The Kabuki Sugata-goyomi (Calendar of Kabuki Figures) is a series of twelve sheets, one for each month of the year, each devoted to a different celebrated Kabuki role. The bold designs feature dramatically cropped compositions that focus on facial expression and hairstyle, rendered with strong calligraphic line and vivid colour, bringing the spectacular world of Kabuki to life. It is one of Tadamasa's finest series and is rarely seen complete on the market.
5. Two roads after Edo: where this print stands
In the twentieth century, woodblock prints of Kabuki took two clearly divergent paths. One road was refined, atmospheric, and deeply influenced by Western pictorial values — the tradition of Natori Shunsen and Ōta Masamitsu (Gakō), working under Watanabe Shōzaburō and other shin-hanga publishers, who treated the Kabuki actor as a psychological subject and surrounded him in soft tonal modelling and naturalistic colour.
The other road remained loyal to the bold conventions of Edo yakusha-e — flat fields, decorative pattern, exaggerated kumadori, and the theatricality of the Torii school billboard tradition. This road was led by Torii Kiyotada IV/VII and carried into the postwar decades by his pupil Ueno Tadamasa, the present artist.

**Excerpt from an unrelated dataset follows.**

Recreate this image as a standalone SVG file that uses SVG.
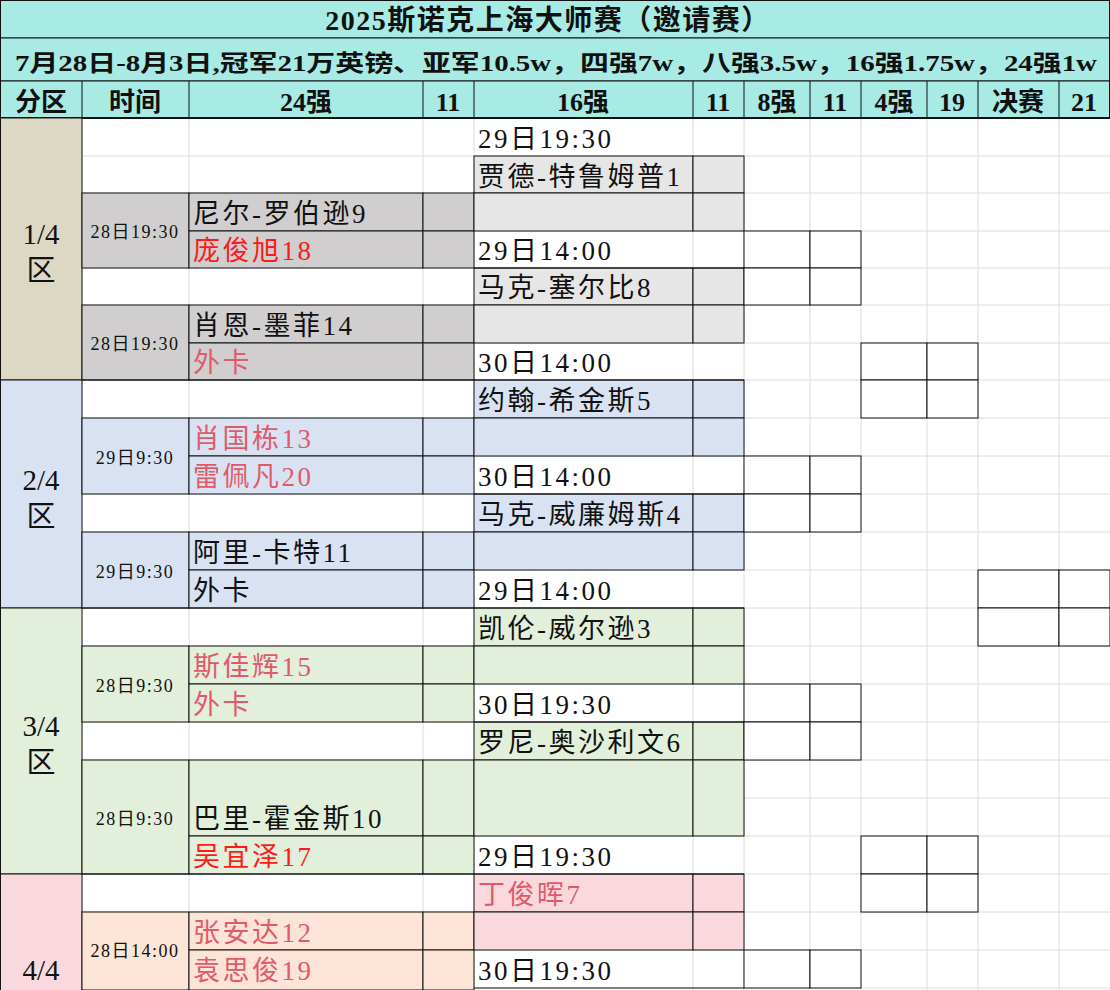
<svg xmlns="http://www.w3.org/2000/svg" width="1110" height="990" viewBox="0 0 1110 990">
<style>
text{font-family:"Liberation Serif","Noto Sans CJK SC",serif;fill:#111}
.n{font-size:27px;letter-spacing:2.5px}
.t{font-size:18px;text-anchor:middle;letter-spacing:1.5px}
.h{font-size:26px;text-anchor:middle}
.r{fill:#ff1a1a}
.p{fill:#e05a6a}
.g line{stroke:#dcdcdc;stroke-width:1}
.b{stroke:#111;stroke-width:1}
</style>
<rect width="1110" height="990" fill="#fff"/>
<g class="g">
<line x1="82" y1="118" x2="82" y2="990"/><line x1="189" y1="118" x2="189" y2="990"/><line x1="423" y1="118" x2="423" y2="990"/><line x1="474" y1="118" x2="474" y2="990"/><line x1="693" y1="118" x2="693" y2="990"/><line x1="744" y1="118" x2="744" y2="990"/><line x1="810" y1="118" x2="810" y2="990"/><line x1="861" y1="118" x2="861" y2="990"/><line x1="927" y1="118" x2="927" y2="990"/><line x1="978" y1="118" x2="978" y2="990"/><line x1="1059" y1="118" x2="1059" y2="990"/>
<line x1="82" y1="156" x2="1110" y2="156"/><line x1="82" y1="193" x2="1110" y2="193"/><line x1="82" y1="231" x2="1110" y2="231"/><line x1="82" y1="268" x2="1110" y2="268"/><line x1="82" y1="305" x2="1110" y2="305"/><line x1="82" y1="343" x2="1110" y2="343"/><line x1="82" y1="380" x2="1110" y2="380"/><line x1="82" y1="418" x2="1110" y2="418"/><line x1="82" y1="456" x2="1110" y2="456"/><line x1="82" y1="494" x2="1110" y2="494"/><line x1="82" y1="532" x2="1110" y2="532"/><line x1="82" y1="570" x2="1110" y2="570"/><line x1="82" y1="608" x2="1110" y2="608"/><line x1="82" y1="646" x2="1110" y2="646"/><line x1="82" y1="684" x2="1110" y2="684"/><line x1="82" y1="722" x2="1110" y2="722"/><line x1="82" y1="760" x2="1110" y2="760"/><line x1="82" y1="798" x2="1110" y2="798"/><line x1="82" y1="836" x2="1110" y2="836"/><line x1="82" y1="874" x2="1110" y2="874"/><line x1="82" y1="912" x2="1110" y2="912"/><line x1="82" y1="950" x2="1110" y2="950"/><line x1="82" y1="988" x2="1110" y2="988"/>
</g>
<g id="header">
<rect x="0.5" y="0.5" width="1109" height="37.5" fill="#a8ebe4" class="b"/>
<rect x="0.5" y="38" width="1109" height="43" fill="#a8ebe4" class="b"/>
<rect x="0.5" y="81" width="1109" height="37" fill="#a8ebe4" class="b"/>
<line x1="82" y1="81" x2="82" y2="118" class="b"/><line x1="189" y1="81" x2="189" y2="118" class="b"/><line x1="423" y1="81" x2="423" y2="118" class="b"/><line x1="474" y1="81" x2="474" y2="118" class="b"/><line x1="693" y1="81" x2="693" y2="118" class="b"/><line x1="744" y1="81" x2="744" y2="118" class="b"/><line x1="810" y1="81" x2="810" y2="118" class="b"/><line x1="861" y1="81" x2="861" y2="118" class="b"/><line x1="927" y1="81" x2="927" y2="118" class="b"/><line x1="978" y1="81" x2="978" y2="118" class="b"/><line x1="1059" y1="81" x2="1059" y2="118" class="b"/>
<line x1="0" y1="118" x2="1110" y2="118" stroke="#111" stroke-width="2"/>
<text x="548" y="30" class="h" style="font-size:28px;letter-spacing:1.5px;font-weight:bold">2025斯诺克上海大师赛（邀请赛）</text>
<text x="15" y="71" style="font-size:23px;font-weight:bold" textLength="1082" lengthAdjust="spacingAndGlyphs">7月28日-8月3日,冠军21万英镑、亚军10.5w，四强7w，八强3.5w，16强1.75w，24强1w</text>
<g style="font-weight:bold">
<text x="41" y="111" class="h">分区</text><text x="135" y="111" class="h">时间</text><text x="306" y="111" class="h">24强</text><text x="448" y="111" class="h">11</text><text x="583" y="111" class="h">16强</text><text x="718" y="111" class="h">11</text><text x="777" y="111" class="h">8强</text><text x="835" y="111" class="h">11</text><text x="894" y="111" class="h">4强</text><text x="952" y="111" class="h">19</text><text x="1018" y="111" class="h">决赛</text><text x="1084" y="111" class="h">21</text>
</g>
</g>
<g id="regions" class="b">
<rect x="0.5" y="118" width="81.5" height="262" fill="#ddd8c4"/>
<rect x="0.5" y="380" width="81.5" height="228" fill="#d9e2f3"/>
<rect x="0.5" y="608" width="81.5" height="266" fill="#e2efda"/>
<rect x="0.5" y="874" width="81.5" height="120" fill="#f9d9de"/>
</g>
<g id="region-labels">
<text x="41" y="244" class="h" style="font-size:29px">1/4</text><text x="41" y="281" class="h" style="font-size:29px">区</text>
<text x="41" y="490" class="h" style="font-size:29px">2/4</text><text x="41" y="527" class="h" style="font-size:29px">区</text>
<text x="41" y="736" class="h" style="font-size:29px">3/4</text><text x="41" y="773" class="h" style="font-size:29px">区</text>
<text x="41" y="980" class="h" style="font-size:29px">4/4</text>
</g>
<g id="r24" class="b">
<rect x="82" y="193" width="107" height="75" fill="#d0cece"/><rect x="189" y="193" width="234" height="38" fill="#d0cece"/><rect x="423" y="193" width="51" height="38" fill="#d0cece"/><rect x="189" y="231" width="234" height="37" fill="#d0cece"/><rect x="423" y="231" width="51" height="37" fill="#d0cece"/>
<rect x="82" y="305" width="107" height="75" fill="#d0cece"/><rect x="189" y="305" width="234" height="38" fill="#d0cece"/><rect x="423" y="305" width="51" height="38" fill="#d0cece"/><rect x="189" y="343" width="234" height="37" fill="#d0cece"/><rect x="423" y="343" width="51" height="37" fill="#d0cece"/>
<rect x="82" y="418" width="107" height="76" fill="#d9e2f3"/><rect x="189" y="418" width="234" height="38" fill="#d9e2f3"/><rect x="423" y="418" width="51" height="38" fill="#d9e2f3"/><rect x="189" y="456" width="234" height="38" fill="#d9e2f3"/><rect x="423" y="456" width="51" height="38" fill="#d9e2f3"/>
<rect x="82" y="532" width="107" height="76" fill="#d9e2f3"/><rect x="189" y="532" width="234" height="38" fill="#d9e2f3"/><rect x="423" y="532" width="51" height="38" fill="#d9e2f3"/><rect x="189" y="570" width="234" height="38" fill="#d9e2f3"/><rect x="423" y="570" width="51" height="38" fill="#d9e2f3"/>
<rect x="82" y="646" width="107" height="76" fill="#e2efda"/><rect x="189" y="646" width="234" height="38" fill="#e2efda"/><rect x="423" y="646" width="51" height="38" fill="#e2efda"/><rect x="189" y="684" width="234" height="38" fill="#e2efda"/><rect x="423" y="684" width="51" height="38" fill="#e2efda"/>
<rect x="82" y="760" width="107" height="114" fill="#e2efda"/><rect x="189" y="760" width="234" height="76" fill="#e2efda"/><rect x="423" y="760" width="51" height="76" fill="#e2efda"/><rect x="189" y="836" width="234" height="38" fill="#e2efda"/><rect x="423" y="836" width="51" height="38" fill="#e2efda"/>
<rect x="82" y="912" width="107" height="78" fill="#fce4d6"/><rect x="189" y="912" width="234" height="38" fill="#fce4d6"/><rect x="423" y="912" width="51" height="38" fill="#fce4d6"/><rect x="189" y="950" width="234" height="40" fill="#fce4d6"/><rect x="423" y="950" width="51" height="40" fill="#fce4d6"/>
</g>
<g id="r16" class="b">
<rect x="474" y="156" width="219" height="37" fill="#e7e6e6"/><rect x="693" y="156" width="51" height="37" fill="#e7e6e6"/><rect x="474" y="193" width="219" height="38" fill="#e7e6e6"/><rect x="693" y="193" width="51" height="38" fill="#e7e6e6"/>
<rect x="474" y="268" width="219" height="37" fill="#e7e6e6"/><rect x="693" y="268" width="51" height="37" fill="#e7e6e6"/><rect x="474" y="305" width="219" height="38" fill="#e7e6e6"/><rect x="693" y="305" width="51" height="38" fill="#e7e6e6"/>
<rect x="474" y="380" width="219" height="38" fill="#d9e2f3"/><rect x="693" y="380" width="51" height="38" fill="#d9e2f3"/><rect x="474" y="418" width="219" height="38" fill="#d9e2f3"/><rect x="693" y="418" width="51" height="38" fill="#d9e2f3"/>
<rect x="474" y="494" width="219" height="38" fill="#d9e2f3"/><rect x="693" y="494" width="51" height="38" fill="#d9e2f3"/><rect x="474" y="532" width="219" height="38" fill="#d9e2f3"/><rect x="693" y="532" width="51" height="38" fill="#d9e2f3"/>
<rect x="474" y="608" width="219" height="38" fill="#e2efda"/><rect x="693" y="608" width="51" height="38" fill="#e2efda"/><rect x="474" y="646" width="219" height="38" fill="#e2efda"/><rect x="693" y="646" width="51" height="38" fill="#e2efda"/>
<rect x="474" y="722" width="219" height="38" fill="#e2efda"/><rect x="693" y="722" width="51" height="38" fill="#e2efda"/><rect x="474" y="760" width="219" height="76" fill="#e2efda"/><rect x="693" y="760" width="51" height="76" fill="#e2efda"/>
<rect x="474" y="874" width="219" height="38" fill="#f9d9de"/><rect x="693" y="874" width="51" height="38" fill="#f9d9de"/><rect x="474" y="912" width="219" height="38" fill="#f9d9de"/><rect x="693" y="912" width="51" height="38" fill="#f9d9de"/>
<line x1="474" y1="268" x2="744" y2="268"/><line x1="474" y1="380" x2="744" y2="380"/><line x1="474" y1="494" x2="744" y2="494"/><line x1="474" y1="608" x2="744" y2="608"/><line x1="474" y1="722" x2="744" y2="722"/><line x1="474" y1="874" x2="744" y2="874"/><line x1="474" y1="988" x2="744" y2="988"/>
<line x1="82" y1="380" x2="474" y2="380"/><line x1="82" y1="608" x2="474" y2="608"/><line x1="82" y1="874" x2="474" y2="874"/>
</g>
<g id="boxes" class="b" fill="#fff">
<rect x="744" y="231" width="66" height="37"/><rect x="810" y="231" width="51" height="37"/><rect x="744" y="268" width="66" height="37"/><rect x="810" y="268" width="51" height="37"/>
<rect x="861" y="343" width="66" height="37"/><rect x="927" y="343" width="51" height="37"/><rect x="861" y="380" width="66" height="38"/><rect x="927" y="380" width="51" height="38"/>
<rect x="744" y="456" width="66" height="38"/><rect x="810" y="456" width="51" height="38"/><rect x="744" y="494" width="66" height="38"/><rect x="810" y="494" width="51" height="38"/>
<rect x="978" y="570" width="81" height="38"/><rect x="1059" y="570" width="51" height="38"/><rect x="978" y="608" width="81" height="38"/><rect x="1059" y="608" width="51" height="38"/>
<rect x="744" y="684" width="66" height="38"/><rect x="810" y="684" width="51" height="38"/><rect x="744" y="722" width="66" height="38"/><rect x="810" y="722" width="51" height="38"/>
<rect x="861" y="836" width="66" height="38"/><rect x="927" y="836" width="51" height="38"/><rect x="861" y="874" width="66" height="38"/><rect x="927" y="874" width="51" height="38"/>
<rect x="744" y="950" width="66" height="38"/><rect x="810" y="950" width="51" height="38"/>
</g>
<g id="times">
<text x="135" y="238" class="t">28日19:30</text><text x="135" y="350" class="t">28日19:30</text>
<text x="135" y="464" class="t">29日9:30</text><text x="135" y="578" class="t">29日9:30</text>
<text x="135" y="692" class="t">28日9:30</text><text x="135" y="825" class="t">28日9:30</text>
<text x="135" y="957" class="t">28日14:00</text>
</g>
<g id="names">
<text x="478" y="148" class="n">29日19:30</text>
<text x="478" y="186" class="n">贾德-特鲁姆普1</text>
<text x="193" y="223" class="n">尼尔-罗伯逊9</text>
<text x="193" y="260" class="n r">庞俊旭18</text>
<text x="478" y="260" class="n">29日14:00</text>
<text x="478" y="297" class="n">马克-塞尔比8</text>
<text x="193" y="335" class="n">肖恩-墨菲14</text>
<text x="193" y="372" class="n p">外卡</text>
<text x="478" y="372" class="n">30日14:00</text>
<text x="478" y="410" class="n">约翰-希金斯5</text>
<text x="193" y="448" class="n p">肖国栋13</text>
<text x="193" y="486" class="n p">雷佩凡20</text>
<text x="478" y="486" class="n">30日14:00</text>
<text x="478" y="524" class="n">马克-威廉姆斯4</text>
<text x="193" y="562" class="n">阿里-卡特11</text>
<text x="193" y="600" class="n">外卡</text>
<text x="478" y="600" class="n">29日14:00</text>
<text x="478" y="638" class="n">凯伦-威尔逊3</text>
<text x="193" y="676" class="n p">斯佳辉15</text>
<text x="193" y="714" class="n p">外卡</text>
<text x="478" y="714" class="n">30日19:30</text>
<text x="478" y="752" class="n">罗尼-奥沙利文6</text>
<text x="193" y="828" class="n">巴里-霍金斯10</text>
<text x="193" y="866" class="n r">吴宜泽17</text>
<text x="478" y="866" class="n">29日19:30</text>
<text x="478" y="904" class="n p">丁俊晖7</text>
<text x="193" y="942" class="n p">张安达12</text>
<text x="193" y="980" class="n p">袁思俊19</text>
<text x="478" y="980" class="n">30日19:30</text>
</g>
</svg>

Prints of this second tradition occupy a fascinating position. They are not quite ukiyo-e in the Edo sense — too modern, too synthesised, too aware of design as design. And they are not shin-hanga either — too flat, too graphic, too unwilling to soften the savage stylisation of the Kabuki stage into atmospheric mood. They stand in their own territory: expressive, declarative, almost poster-like in their graphic boldness, yet rooted in a craft tradition with three hundred years of continuous practice behind it. The Kagamijishi sheet is a textbook case — the ground is a single graded gold field, the figure is reduced to silhouette, line and pigment, and yet every line carries the weight of the Torii school's accumulated stagecraft.
It is precisely this independence from both camps — ukiyo-e and shin-hanga — that makes Tadamasa's prints so distinctive, and increasingly so as collectors come to recognise the originality of what he was doing.